A far viaggiare il virus – è l’ipotesi accreditata – sono i frontalieri, più di 5mila persone che ogni giorno si recano in Francia o nel principato di Monaco a lavorare, tornando in Liguria la sera. Per questo Toti ha scelto di dar loro la priorità nel piano vaccinale regionale, dedicando allo scopo l’intera fornitura di vaccino AstraZeneca appena consegnata (6mila dosi): le iniezioni partiranno il prossimo weekend. Ma ci sono anche i numerosi transalpini che passano la dogana in cerca di shopping, normalmente una manna per l’economia locale, negli ultimi giorni invece additati come untori. Sul punto si registra uno scambio d’accuse tra cugini d’oltralpe: le autorità francesi accusano di scarsa attenzione i monegaschi, che a loro volta puntano il dito contro il governo di Macron. Spalleggiati, questi ultimi dalle sigle dei frontalieri: “Il principato si è comportato in modo oculato e previdente – ha detto al Secolo XIX Roberto Parodi, voce storica del Fai, Frontalieri autonomi intemeli -, i casi di Covid fino a un certo punto sono stati pochissimi. Poi il grandissimo afflusso di lavoratori francesi ha fatto saltare l’equilibrio”.

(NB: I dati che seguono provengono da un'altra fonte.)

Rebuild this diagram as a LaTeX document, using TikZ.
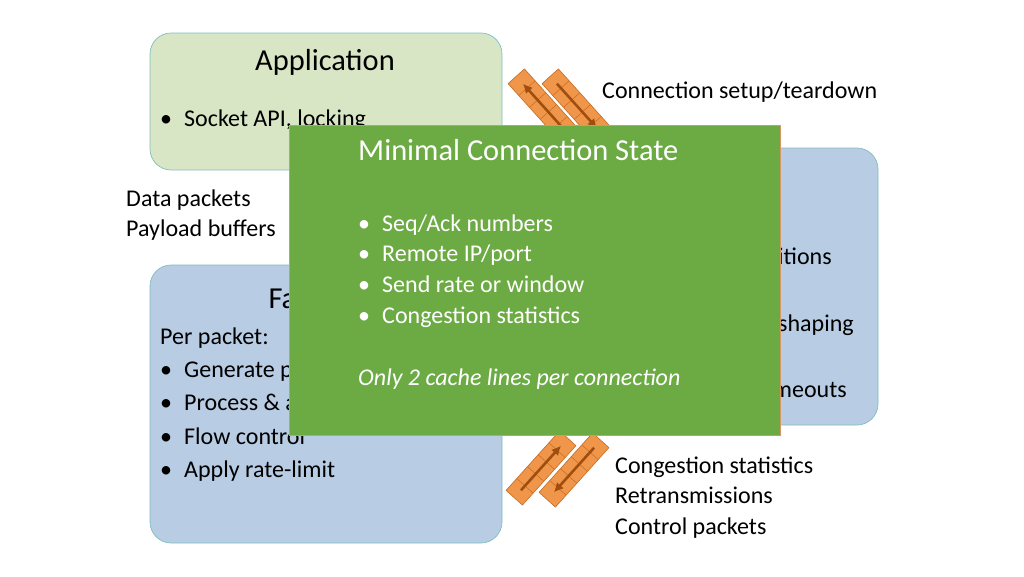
\documentclass[tikz,border=0pt]{standalone}
\usepackage{fontspec}
\setmainfont{Carlito}
\usetikzlibrary{arrows.meta}
\definecolor{appgreen}{HTML}{D8E6C6}
\definecolor{pathblue}{HTML}{B8CCE4}
\definecolor{stategreen}{HTML}{6CAA44}
\definecolor{barorange}{HTML}{F0964A}
\definecolor{barline}{HTML}{C46A20}
\definecolor{arrowbrown}{HTML}{A04E10}
\tikzset{
  box/.style={draw, rounded corners=18pt, line width=0.6pt},
  txt/.style={anchor=west, inner sep=0pt, text height=9pt, text depth=2pt, font=\fontsize{20.5}{24}\selectfont},
  title/.style={inner sep=0pt, font=\fontsize{26}{29}\selectfont},
}
\newcommand{\queuebar}[4]{% center x, y, angle, arrow direction
  \begin{scope}[shift={(#1,#2)}, rotate=#3]
    \draw[fill=barorange, draw=barline, line width=0.5pt] (-40,-11) rectangle (40,11);
    \foreach \k in {-24,-8,8,24} \draw[barline, line width=0.4pt] (\k,-11) -- (\k,11);
    \draw[barline, line width=0.4pt] (-24,0) -- (24,0);
    \draw[arrowbrown, line width=2.2pt, -{Latex[length=8pt,width=8pt]}] (-#4*30,0) -- (#4*30,0);
  \end{scope}}
\begin{document}
\begin{tikzpicture}[x=0.03cm, y=-0.03cm]
  \useasboundingbox (0,0) rectangle (1024,576);
  % application box
  \draw[box, fill=appgreen, draw=teal!50] (150,33) rectangle (502,170);
  \node[title] (app) at (325,62) {Application};
  \node[txt] (sock) at (160,122) {\textbullet\enspace Socket API, locking};
  % slow path box
  \draw[box, fill=pathblue, draw=teal!50] (590,148) rectangle (878,425);
  \node[txt, anchor=east] (conn) at (832,260) {Connection transitions};
  \node[txt, anchor=east] (shape) at (854,327) {Traffic shaping};
  \node[txt, anchor=east] (tout) at (847,393) {Timeouts};
  % fast path box
  \draw[box, fill=pathblue, draw=teal!50] (150,265) rectangle (502,543);
  \node[title] (fast) at (325,300) {Fast path};
  \node[txt] (per) at (160,340) {Per packet:};
  \node[txt] (gen) at (160,373) {\textbullet\enspace Generate packets};
  \node[txt] (proc) at (160,406) {\textbullet\enspace Process \& ack};
  \node[txt] (flow) at (160,440) {\textbullet\enspace Flow control};
  \node[txt] (rate) at (160,473) {\textbullet\enspace Apply rate-limit};
  % queues
  \queuebar{543}{106}{-48}{-1}
  \queuebar{577}{106}{-48}{1}
  \queuebar{541}{468}{48}{1}
  \queuebar{574}{470}{48}{-1}
  % connection state
  \draw[fill=stategreen, draw=barline!70, line width=0.6pt] (289,125) rectangle (780,435);
  \node[title, white, anchor=west] (state) at (358,150) {Minimal Connection State};
  \node[txt, white] (seq) at (358,227) {\textbullet\enspace Seq/Ack numbers};
  \node[txt, white] (ip) at (358,257) {\textbullet\enspace Remote IP/port};
  \node[txt, white] (win) at (358,288) {\textbullet\enspace Send rate or window};
  \node[txt, white] (cong) at (358,319) {\textbullet\enspace Congestion statistics};
  \node[txt, white] (only) at (358,381) {\itshape Only 2 cache lines per connection};
  % labels
  \node[txt] (setup) at (602,94) {Connection setup/teardown};
  \node[txt] (data1) at (126,202) {Data packets};
  \node[txt] (data2) at (126,232) {Payload buffers};
  \node[txt] (l1) at (615,469) {Congestion statistics};
  \node[txt] (l2) at (615,499) {Retransmissions};
  \node[txt] (l3) at (615,530) {Control packets};
\end{tikzpicture}
\end{document}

Al momento la soluzione più quotata è una zona arancione locale, con divieto di spostamento da un comune all’altro e restrizioni alle attività commerciali. Ma se giovedì il report settimanale dell’Iss dovesse colorare di arancione tutta la Liguria, i provvedimenti per il Ponente non potrebbero che essere più drastici. “Monitoriamo la situazione sul territorio ora per ora – ha detto ancora mercoledì sera Toti nella quotidiana diretta social -, aspettiamo il bollettino dell’Istituto superiore di sanità per vedere in che fascia sarà la regione. Prenderemo una decisione tra giovedì e venerdì”. La prospettiva di un nuovo lockdown, seppur di breve durata, terrorizza gli esercenti che chiedono più controlli alla frontiera: “Bisogna pretendere il tampone negativo dai cittadini francesi che fanno ingresso in Italia, così come avviene a parti invertite”, dice Cesare Borghi, presidente di Confartigianato Imperia. “Un inasprimento delle misure andrebbe a colpire nuovamente le imprese che, seguendo scrupolosamente tutte le misure di sicurezza, hanno ripreso in parte a lavorare”.

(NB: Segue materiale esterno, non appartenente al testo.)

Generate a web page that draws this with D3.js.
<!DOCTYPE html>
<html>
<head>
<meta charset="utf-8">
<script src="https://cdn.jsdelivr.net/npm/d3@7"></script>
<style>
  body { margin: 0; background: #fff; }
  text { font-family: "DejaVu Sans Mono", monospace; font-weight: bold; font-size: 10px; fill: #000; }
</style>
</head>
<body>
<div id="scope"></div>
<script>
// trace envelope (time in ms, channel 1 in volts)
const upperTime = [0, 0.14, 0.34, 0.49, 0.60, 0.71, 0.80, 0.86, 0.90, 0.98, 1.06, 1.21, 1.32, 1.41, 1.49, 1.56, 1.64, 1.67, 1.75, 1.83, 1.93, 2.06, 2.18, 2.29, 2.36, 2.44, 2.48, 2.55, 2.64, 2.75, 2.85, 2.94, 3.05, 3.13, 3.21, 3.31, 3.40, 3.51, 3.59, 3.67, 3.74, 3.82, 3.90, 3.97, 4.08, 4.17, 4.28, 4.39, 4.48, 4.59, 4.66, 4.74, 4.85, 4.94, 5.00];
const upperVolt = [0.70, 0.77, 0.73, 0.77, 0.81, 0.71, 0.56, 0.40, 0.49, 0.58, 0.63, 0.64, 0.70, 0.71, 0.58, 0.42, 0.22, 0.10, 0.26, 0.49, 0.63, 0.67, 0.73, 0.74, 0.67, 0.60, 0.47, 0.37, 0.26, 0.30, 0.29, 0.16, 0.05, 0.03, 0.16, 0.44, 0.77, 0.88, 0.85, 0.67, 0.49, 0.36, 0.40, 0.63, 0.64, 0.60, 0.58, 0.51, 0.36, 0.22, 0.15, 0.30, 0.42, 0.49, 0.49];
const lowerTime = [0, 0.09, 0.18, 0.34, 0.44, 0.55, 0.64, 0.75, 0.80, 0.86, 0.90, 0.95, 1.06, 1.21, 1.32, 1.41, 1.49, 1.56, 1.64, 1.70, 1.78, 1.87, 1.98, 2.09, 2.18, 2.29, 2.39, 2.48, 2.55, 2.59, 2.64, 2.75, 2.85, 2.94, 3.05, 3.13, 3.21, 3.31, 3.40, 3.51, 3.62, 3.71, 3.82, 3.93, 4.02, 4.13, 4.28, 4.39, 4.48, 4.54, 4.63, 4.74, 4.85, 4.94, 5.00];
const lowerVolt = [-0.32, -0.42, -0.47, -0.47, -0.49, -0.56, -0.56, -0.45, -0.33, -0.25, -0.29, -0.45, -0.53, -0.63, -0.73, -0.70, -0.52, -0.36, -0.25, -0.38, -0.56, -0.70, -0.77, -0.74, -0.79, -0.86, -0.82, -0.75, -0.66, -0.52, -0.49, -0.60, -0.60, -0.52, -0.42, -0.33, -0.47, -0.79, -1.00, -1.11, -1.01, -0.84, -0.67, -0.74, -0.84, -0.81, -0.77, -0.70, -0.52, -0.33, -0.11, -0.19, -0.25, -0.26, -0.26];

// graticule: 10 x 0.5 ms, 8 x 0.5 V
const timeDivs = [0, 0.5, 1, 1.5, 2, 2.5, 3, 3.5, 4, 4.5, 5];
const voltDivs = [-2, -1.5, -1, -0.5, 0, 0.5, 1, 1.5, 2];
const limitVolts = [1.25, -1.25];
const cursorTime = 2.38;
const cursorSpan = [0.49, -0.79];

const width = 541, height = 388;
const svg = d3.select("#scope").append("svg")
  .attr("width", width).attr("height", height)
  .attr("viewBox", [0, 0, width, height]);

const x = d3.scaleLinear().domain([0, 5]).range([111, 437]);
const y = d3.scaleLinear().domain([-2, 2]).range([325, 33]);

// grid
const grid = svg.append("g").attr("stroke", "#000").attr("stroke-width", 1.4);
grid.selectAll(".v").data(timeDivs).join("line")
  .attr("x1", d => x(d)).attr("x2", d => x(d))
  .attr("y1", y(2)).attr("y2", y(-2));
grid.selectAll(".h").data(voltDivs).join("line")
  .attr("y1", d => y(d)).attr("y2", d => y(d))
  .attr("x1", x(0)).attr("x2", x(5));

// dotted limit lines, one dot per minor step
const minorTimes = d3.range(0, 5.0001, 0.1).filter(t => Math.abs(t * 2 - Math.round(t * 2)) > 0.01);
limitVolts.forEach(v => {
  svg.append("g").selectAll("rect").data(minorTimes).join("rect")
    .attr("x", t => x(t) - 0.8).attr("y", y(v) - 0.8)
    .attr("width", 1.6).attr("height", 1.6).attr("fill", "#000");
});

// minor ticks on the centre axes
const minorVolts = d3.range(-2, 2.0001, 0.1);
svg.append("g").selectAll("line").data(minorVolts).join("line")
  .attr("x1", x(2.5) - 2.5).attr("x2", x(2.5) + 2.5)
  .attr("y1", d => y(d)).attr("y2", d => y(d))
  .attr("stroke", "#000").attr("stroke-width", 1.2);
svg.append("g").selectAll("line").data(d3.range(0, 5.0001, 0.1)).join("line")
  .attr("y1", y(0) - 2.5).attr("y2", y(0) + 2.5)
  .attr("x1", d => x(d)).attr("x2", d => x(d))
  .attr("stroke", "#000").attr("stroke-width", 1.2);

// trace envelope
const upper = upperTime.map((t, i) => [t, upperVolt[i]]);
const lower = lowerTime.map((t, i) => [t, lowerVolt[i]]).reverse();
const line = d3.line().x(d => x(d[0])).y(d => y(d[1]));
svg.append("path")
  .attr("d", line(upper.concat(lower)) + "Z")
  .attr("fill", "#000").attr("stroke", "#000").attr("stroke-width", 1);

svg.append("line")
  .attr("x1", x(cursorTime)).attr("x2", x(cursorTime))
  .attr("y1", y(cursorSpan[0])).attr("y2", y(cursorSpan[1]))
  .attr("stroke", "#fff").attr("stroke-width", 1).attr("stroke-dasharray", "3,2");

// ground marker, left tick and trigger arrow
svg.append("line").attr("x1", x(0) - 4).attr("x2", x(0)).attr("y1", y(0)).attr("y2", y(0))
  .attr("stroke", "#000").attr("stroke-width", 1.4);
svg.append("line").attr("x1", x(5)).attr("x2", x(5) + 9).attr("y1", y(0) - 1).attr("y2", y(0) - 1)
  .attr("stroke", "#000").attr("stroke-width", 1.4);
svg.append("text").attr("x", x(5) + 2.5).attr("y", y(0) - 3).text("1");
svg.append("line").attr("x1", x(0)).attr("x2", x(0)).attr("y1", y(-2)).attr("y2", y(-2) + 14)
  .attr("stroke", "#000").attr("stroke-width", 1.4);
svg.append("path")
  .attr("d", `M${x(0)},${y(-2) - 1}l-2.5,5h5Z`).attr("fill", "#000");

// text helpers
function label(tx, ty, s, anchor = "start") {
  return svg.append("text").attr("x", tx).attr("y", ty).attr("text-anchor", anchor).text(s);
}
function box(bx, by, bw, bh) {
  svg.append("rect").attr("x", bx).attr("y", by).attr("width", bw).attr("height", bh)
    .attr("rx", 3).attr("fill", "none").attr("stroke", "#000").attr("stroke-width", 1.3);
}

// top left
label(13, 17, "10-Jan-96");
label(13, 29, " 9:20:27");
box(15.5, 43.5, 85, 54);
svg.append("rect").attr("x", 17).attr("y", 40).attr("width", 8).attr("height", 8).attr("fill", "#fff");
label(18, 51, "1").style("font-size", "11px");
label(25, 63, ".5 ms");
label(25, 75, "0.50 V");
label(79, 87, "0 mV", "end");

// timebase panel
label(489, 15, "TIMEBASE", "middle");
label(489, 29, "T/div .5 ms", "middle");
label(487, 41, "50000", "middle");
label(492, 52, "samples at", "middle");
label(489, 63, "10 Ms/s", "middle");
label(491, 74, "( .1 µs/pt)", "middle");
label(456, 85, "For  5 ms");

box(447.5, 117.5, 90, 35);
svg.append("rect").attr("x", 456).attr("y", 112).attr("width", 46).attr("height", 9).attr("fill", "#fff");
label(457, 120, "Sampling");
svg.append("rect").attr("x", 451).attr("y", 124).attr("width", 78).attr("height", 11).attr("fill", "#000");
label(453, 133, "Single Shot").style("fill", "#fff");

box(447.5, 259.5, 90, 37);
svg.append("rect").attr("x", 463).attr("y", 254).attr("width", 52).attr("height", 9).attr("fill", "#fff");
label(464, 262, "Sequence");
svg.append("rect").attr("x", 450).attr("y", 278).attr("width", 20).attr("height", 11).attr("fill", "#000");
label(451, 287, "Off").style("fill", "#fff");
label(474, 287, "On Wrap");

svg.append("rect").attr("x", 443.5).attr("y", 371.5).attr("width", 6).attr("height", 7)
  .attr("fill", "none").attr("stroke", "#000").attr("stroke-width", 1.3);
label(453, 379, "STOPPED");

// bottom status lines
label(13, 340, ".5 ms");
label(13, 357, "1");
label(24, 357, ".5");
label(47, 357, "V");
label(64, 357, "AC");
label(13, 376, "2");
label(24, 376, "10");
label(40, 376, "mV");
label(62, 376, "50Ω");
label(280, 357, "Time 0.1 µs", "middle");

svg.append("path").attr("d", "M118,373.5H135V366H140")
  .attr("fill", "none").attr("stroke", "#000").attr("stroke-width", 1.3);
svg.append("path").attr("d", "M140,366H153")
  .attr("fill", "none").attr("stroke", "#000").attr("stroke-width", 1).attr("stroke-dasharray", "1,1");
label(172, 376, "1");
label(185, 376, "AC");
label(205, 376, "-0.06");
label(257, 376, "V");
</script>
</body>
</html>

Ma a spingere per misure drastiche c’è soprattutto il timore che un’impennata dei casi possa mettere a rischio un appuntamento vitale per l’intera regione, il Festival di Sanremo in programma dal 2 al 6 marzo prossimi. L’idea è quella di riuscire ad abbattere la curva nelle settimane prima della kermesse, per affrontare con più serenità i giorni “caldi”. “È possibile che alla città sia chiesto uno sforzo ulteriore nei giorni precedenti al Festival”, ha detto il sindaco Alberto Biancheri nella conferenza stampa di martedì insieme al conduttore Amadeus e al direttore di Rai 1 Stefano Coletta. “Stiamo valutando con la prefettura i protocolli sanitari al di fuori dell’Ariston: non blinderemo la città, ma la situazione sarà monitorata con attenzione. Abbiamo rinunciato a tutti gli eventi collaterali per evitare qualsiasi rischio”. Ma anche nella città dei fiori c’è chi ha un’idea diversa delle priorità. “In queste condizioni il Festival sarà un disastro per il commercio. Chi ha fatto certe scelte dovrà assumersi le responsabilità”, si sfoga Andrea Di Baldassarre, capo della Confcommercio locale. “È quasi un anno che, come bravi soldatini, le associazioni di categoria seguono scellerate decisioni politiche. per l’ennesima volta si è deciso all’ultimo di voler chiudere. Con decine di migliaia di euro di merce ordinata che non potrà essere venduta. Mi domando per l’ennesima volta se la politica sappia cos’è il lavoro”.